## Provided data:
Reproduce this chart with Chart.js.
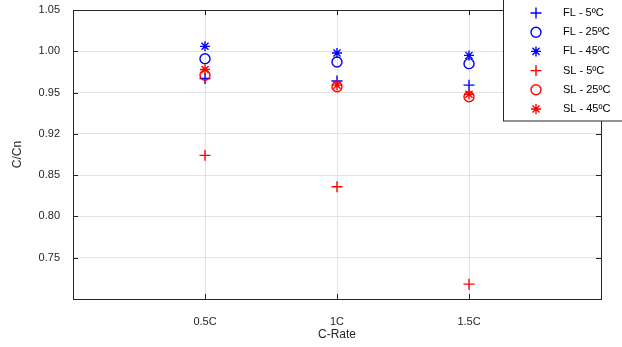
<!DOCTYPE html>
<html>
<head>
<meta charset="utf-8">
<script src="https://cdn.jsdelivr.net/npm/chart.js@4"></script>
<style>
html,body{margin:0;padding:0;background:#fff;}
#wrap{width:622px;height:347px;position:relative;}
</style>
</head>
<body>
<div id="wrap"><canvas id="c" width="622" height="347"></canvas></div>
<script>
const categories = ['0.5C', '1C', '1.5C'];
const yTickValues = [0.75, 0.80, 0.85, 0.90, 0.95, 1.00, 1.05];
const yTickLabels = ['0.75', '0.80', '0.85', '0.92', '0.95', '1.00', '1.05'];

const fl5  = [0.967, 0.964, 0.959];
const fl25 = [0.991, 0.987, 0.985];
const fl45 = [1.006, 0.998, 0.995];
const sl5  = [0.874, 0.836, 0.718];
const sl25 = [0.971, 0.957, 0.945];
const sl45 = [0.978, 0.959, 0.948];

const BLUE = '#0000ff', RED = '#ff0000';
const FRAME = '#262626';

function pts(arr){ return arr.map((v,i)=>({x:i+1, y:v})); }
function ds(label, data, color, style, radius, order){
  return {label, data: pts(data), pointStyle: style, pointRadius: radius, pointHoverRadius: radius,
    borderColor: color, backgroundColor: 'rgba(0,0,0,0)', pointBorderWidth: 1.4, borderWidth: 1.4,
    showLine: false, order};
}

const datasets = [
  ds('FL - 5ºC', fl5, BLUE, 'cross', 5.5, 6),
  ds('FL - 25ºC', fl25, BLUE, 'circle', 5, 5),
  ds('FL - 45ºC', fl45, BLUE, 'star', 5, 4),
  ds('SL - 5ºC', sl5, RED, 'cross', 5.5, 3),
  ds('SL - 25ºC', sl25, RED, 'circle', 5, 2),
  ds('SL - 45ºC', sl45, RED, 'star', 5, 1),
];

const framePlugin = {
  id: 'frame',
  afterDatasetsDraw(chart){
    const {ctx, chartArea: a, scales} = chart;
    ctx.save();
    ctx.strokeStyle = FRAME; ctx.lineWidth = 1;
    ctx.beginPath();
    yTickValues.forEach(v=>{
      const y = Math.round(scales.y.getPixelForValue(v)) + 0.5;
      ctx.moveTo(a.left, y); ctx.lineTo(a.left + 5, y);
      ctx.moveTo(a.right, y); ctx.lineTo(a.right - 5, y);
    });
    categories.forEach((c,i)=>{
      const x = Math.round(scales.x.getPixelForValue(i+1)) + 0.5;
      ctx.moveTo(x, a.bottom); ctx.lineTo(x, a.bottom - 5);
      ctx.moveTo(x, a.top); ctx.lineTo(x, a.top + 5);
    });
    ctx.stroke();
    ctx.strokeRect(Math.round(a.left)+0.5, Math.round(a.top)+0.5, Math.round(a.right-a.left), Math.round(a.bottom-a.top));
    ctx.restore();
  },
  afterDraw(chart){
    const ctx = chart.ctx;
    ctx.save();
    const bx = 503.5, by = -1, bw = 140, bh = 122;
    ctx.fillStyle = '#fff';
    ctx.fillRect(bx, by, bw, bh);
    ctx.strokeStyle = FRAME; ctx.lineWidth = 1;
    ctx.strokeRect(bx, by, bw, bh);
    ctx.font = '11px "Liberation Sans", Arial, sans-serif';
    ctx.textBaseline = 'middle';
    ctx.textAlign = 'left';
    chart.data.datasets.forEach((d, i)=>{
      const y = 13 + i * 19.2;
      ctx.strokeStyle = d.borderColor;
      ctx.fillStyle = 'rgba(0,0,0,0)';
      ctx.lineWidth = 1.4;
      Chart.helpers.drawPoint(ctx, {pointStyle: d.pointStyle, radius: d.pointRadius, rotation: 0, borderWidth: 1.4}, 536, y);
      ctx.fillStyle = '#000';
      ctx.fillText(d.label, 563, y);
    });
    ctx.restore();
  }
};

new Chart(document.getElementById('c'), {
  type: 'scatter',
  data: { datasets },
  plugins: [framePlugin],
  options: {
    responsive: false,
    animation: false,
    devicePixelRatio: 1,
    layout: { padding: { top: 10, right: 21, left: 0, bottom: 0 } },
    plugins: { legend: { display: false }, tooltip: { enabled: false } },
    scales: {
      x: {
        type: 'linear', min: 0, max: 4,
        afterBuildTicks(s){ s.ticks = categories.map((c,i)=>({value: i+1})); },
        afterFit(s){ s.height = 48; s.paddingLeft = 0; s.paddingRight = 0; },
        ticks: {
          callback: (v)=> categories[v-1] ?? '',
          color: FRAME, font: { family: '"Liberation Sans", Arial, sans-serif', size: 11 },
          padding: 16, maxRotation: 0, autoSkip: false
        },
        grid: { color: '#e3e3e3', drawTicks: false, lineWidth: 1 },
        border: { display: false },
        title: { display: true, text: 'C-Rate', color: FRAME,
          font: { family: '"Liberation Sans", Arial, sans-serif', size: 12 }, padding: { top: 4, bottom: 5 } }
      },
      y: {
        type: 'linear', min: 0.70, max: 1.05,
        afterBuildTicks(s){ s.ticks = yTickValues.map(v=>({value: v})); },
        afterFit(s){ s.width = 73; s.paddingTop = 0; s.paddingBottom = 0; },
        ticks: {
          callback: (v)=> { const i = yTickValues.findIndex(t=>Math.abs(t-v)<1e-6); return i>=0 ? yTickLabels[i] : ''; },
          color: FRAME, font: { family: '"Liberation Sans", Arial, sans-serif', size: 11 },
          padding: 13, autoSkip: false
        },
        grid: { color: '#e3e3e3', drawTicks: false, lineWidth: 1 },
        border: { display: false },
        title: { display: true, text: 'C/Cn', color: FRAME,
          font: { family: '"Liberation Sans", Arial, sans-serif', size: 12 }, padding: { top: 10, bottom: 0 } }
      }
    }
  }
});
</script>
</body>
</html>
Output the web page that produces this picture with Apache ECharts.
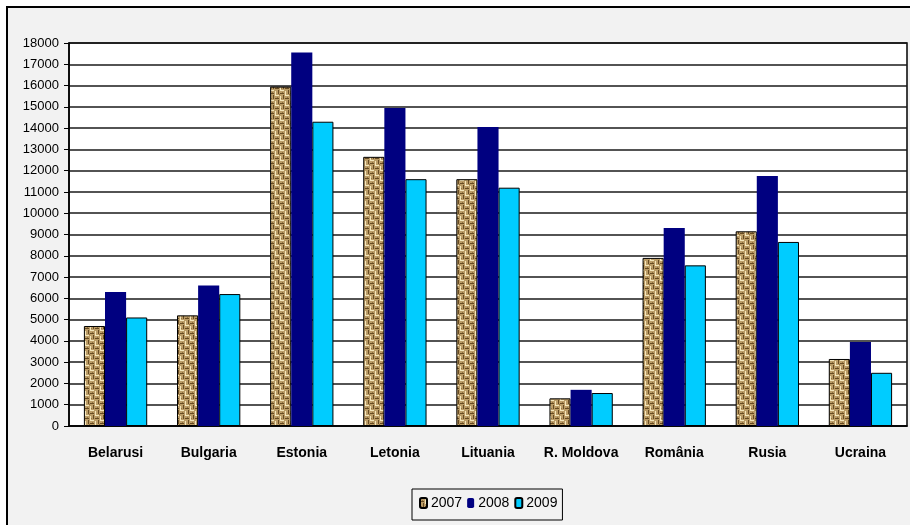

## Required work:
Write the records out again in full, exactly, and skip every picture.

## Exercise output:
Reproduce this chart with Chart.js.
<!DOCTYPE html>
<html>
<head>
<meta charset="utf-8">
<script src="https://cdn.jsdelivr.net/npm/chart.js@4"></script>
<style>
html,body{margin:0;padding:0;background:#fff;}
#wrap{width:622px;height:347px;position:relative;}
</style>
</head>
<body>
<div id="wrap"><canvas id="c" width="622" height="347"></canvas></div>
<script>
const categories = ['0.5C', '1C', '1.5C'];
const yTickValues = [0.75, 0.80, 0.85, 0.90, 0.95, 1.00, 1.05];
const yTickLabels = ['0.75', '0.80', '0.85', '0.92', '0.95', '1.00', '1.05'];

const fl5  = [0.967, 0.964, 0.959];
const fl25 = [0.991, 0.987, 0.985];
const fl45 = [1.006, 0.998, 0.995];
const sl5  = [0.874, 0.836, 0.718];
const sl25 = [0.971, 0.957, 0.945];
const sl45 = [0.978, 0.959, 0.948];

const BLUE = '#0000ff', RED = '#ff0000';
const FRAME = '#262626';

function pts(arr){ return arr.map((v,i)=>({x:i+1, y:v})); }
function ds(label, data, color, style, radius, order){
  return {label, data: pts(data), pointStyle: style, pointRadius: radius, pointHoverRadius: radius,
    borderColor: color, backgroundColor: 'rgba(0,0,0,0)', pointBorderWidth: 1.4, borderWidth: 1.4,
    showLine: false, order};
}

const datasets = [
  ds('FL - 5ºC', fl5, BLUE, 'cross', 5.5, 6),
  ds('FL - 25ºC', fl25, BLUE, 'circle', 5, 5),
  ds('FL - 45ºC', fl45, BLUE, 'star', 5, 4),
  ds('SL - 5ºC', sl5, RED, 'cross', 5.5, 3),
  ds('SL - 25ºC', sl25, RED, 'circle', 5, 2),
  ds('SL - 45ºC', sl45, RED, 'star', 5, 1),
];

const framePlugin = {
  id: 'frame',
  afterDatasetsDraw(chart){
    const {ctx, chartArea: a, scales} = chart;
    ctx.save();
    ctx.strokeStyle = FRAME; ctx.lineWidth = 1;
    ctx.beginPath();
    yTickValues.forEach(v=>{
      const y = Math.round(scales.y.getPixelForValue(v)) + 0.5;
      ctx.moveTo(a.left, y); ctx.lineTo(a.left + 5, y);
      ctx.moveTo(a.right, y); ctx.lineTo(a.right - 5, y);
    });
    categories.forEach((c,i)=>{
      const x = Math.round(scales.x.getPixelForValue(i+1)) + 0.5;
      ctx.moveTo(x, a.bottom); ctx.lineTo(x, a.bottom - 5);
      ctx.moveTo(x, a.top); ctx.lineTo(x, a.top + 5);
    });
    ctx.stroke();
    ctx.strokeRect(Math.round(a.left)+0.5, Math.round(a.top)+0.5, Math.round(a.right-a.left), Math.round(a.bottom-a.top));
    ctx.restore();
  },
  afterDraw(chart){
    const ctx = chart.ctx;
    ctx.save();
    const bx = 503.5, by = -1, bw = 140, bh = 122;
    ctx.fillStyle = '#fff';
    ctx.fillRect(bx, by, bw, bh);
    ctx.strokeStyle = FRAME; ctx.lineWidth = 1;
    ctx.strokeRect(bx, by, bw, bh);
    ctx.font = '11px "Liberation Sans", Arial, sans-serif';
    ctx.textBaseline = 'middle';
    ctx.textAlign = 'left';
    chart.data.datasets.forEach((d, i)=>{
      const y = 13 + i * 19.2;
      ctx.strokeStyle = d.borderColor;
      ctx.fillStyle = 'rgba(0,0,0,0)';
      ctx.lineWidth = 1.4;
      Chart.helpers.drawPoint(ctx, {pointStyle: d.pointStyle, radius: d.pointRadius, rotation: 0, borderWidth: 1.4}, 536, y);
      ctx.fillStyle = '#000';
      ctx.fillText(d.label, 563, y);
    });
    ctx.restore();
  }
};

new Chart(document.getElementById('c'), {
  type: 'scatter',
  data: { datasets },
  plugins: [framePlugin],
  options: {
    responsive: false,
    animation: false,
    devicePixelRatio: 1,
    layout: { padding: { top: 10, right: 21, left: 0, bottom: 0 } },
    plugins: { legend: { display: false }, tooltip: { enabled: false } },
    scales: {
      x: {
        type: 'linear', min: 0, max: 4,
        afterBuildTicks(s){ s.ticks = categories.map((c,i)=>({value: i+1})); },
        afterFit(s){ s.height = 48; s.paddingLeft = 0; s.paddingRight = 0; },
        ticks: {
          callback: (v)=> categories[v-1] ?? '',
          color: FRAME, font: { family: '"Liberation Sans", Arial, sans-serif', size: 11 },
          padding: 16, maxRotation: 0, autoSkip: false
        },
        grid: { color: '#e3e3e3', drawTicks: false, lineWidth: 1 },
        border: { display: false },
        title: { display: true, text: 'C-Rate', color: FRAME,
          font: { family: '"Liberation Sans", Arial, sans-serif', size: 12 }, padding: { top: 4, bottom: 5 } }
      },
      y: {
        type: 'linear', min: 0.70, max: 1.05,
        afterBuildTicks(s){ s.ticks = yTickValues.map(v=>({value: v})); },
        afterFit(s){ s.width = 73; s.paddingTop = 0; s.paddingBottom = 0; },
        ticks: {
          callback: (v)=> { const i = yTickValues.findIndex(t=>Math.abs(t-v)<1e-6); return i>=0 ? yTickLabels[i] : ''; },
          color: FRAME, font: { family: '"Liberation Sans", Arial, sans-serif', size: 11 },
          padding: 13, autoSkip: false
        },
        grid: { color: '#e3e3e3', drawTicks: false, lineWidth: 1 },
        border: { display: false },
        title: { display: true, text: 'C/Cn', color: FRAME,
          font: { family: '"Liberation Sans", Arial, sans-serif', size: 12 }, padding: { top: 10, bottom: 0 } }
      }
    }
  }
});
</script>
</body>
</html>
Output the web page that produces this picture with Apache ECharts.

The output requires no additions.